I think you misunderstand the notation. Writing $H(e^{j\omega})$ does not mean that $e^{j\omega}$ is the input signal. It just means that the frequency response is a function of the complex variable $e^{j\omega}$, because, as you might know, it is defined by
$$H(e^{j\omega})=\sum_{n=-\infty}^{\infty}h[n]e^{-jn\omega}=\sum_{n=-\infty}^{\infty}h[n]\big(e^{j\omega}\big)^{-n}\tag{1}$$
where $h[n]$ is the impulse response. Eq. $(1)$ is the discrete-time Fourier transform (DTFT) of the sequence $h[n]$. Generalizing to a complex argument $z$ you get the definition of the $\mathcal{Z}$-transform:
$$H(z)=\sum_{n=-\infty}^{\infty}h[n]z^{-n}\tag{2}$$
Comparing $(1)$ and $(2)$ shows that the DTFT is equal to the $\mathcal{Z}$-transform evaluated on the unit circle, i.e., for $z=e^{j\omega}$. Note that evaluating $(2)$ on the unit circle only makes sense if the unit circle is inside the region of convergence of $(2)$, otherwise $H(z)$ doesn't converge for $|z|=1$ and in that case the DTFT either doesn't exist or it takes a form which is different from $H(z)$ with $|z|=1$.
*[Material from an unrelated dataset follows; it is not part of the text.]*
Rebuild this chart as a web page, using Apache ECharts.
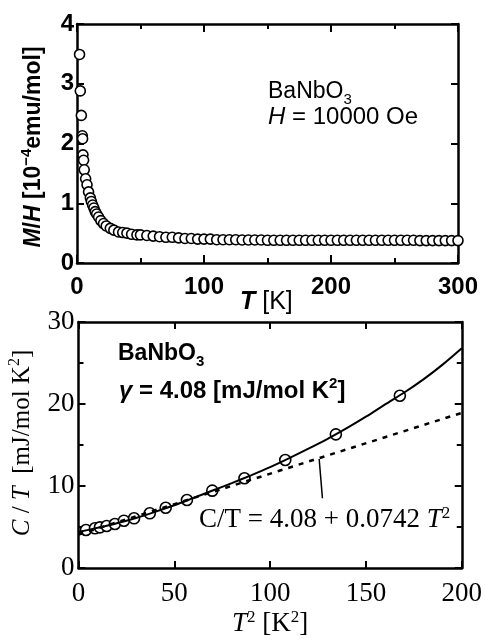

Note that some people just use $\omega$ as the argument of the function that expresses the DTFT, so you might as well come across the notation $H(\omega)$. After all, it's just a matter of convention.
Concerning the notation $H(e^{j\omega})$ you can also refer to this question and its answer.
or, we get to say,
$$ Y(e^{j\omega}) = H(e^{j\omega}) \cdot X(e^{j\omega}) $$
– robert bristow-johnson Aug 26 '18 at 18:38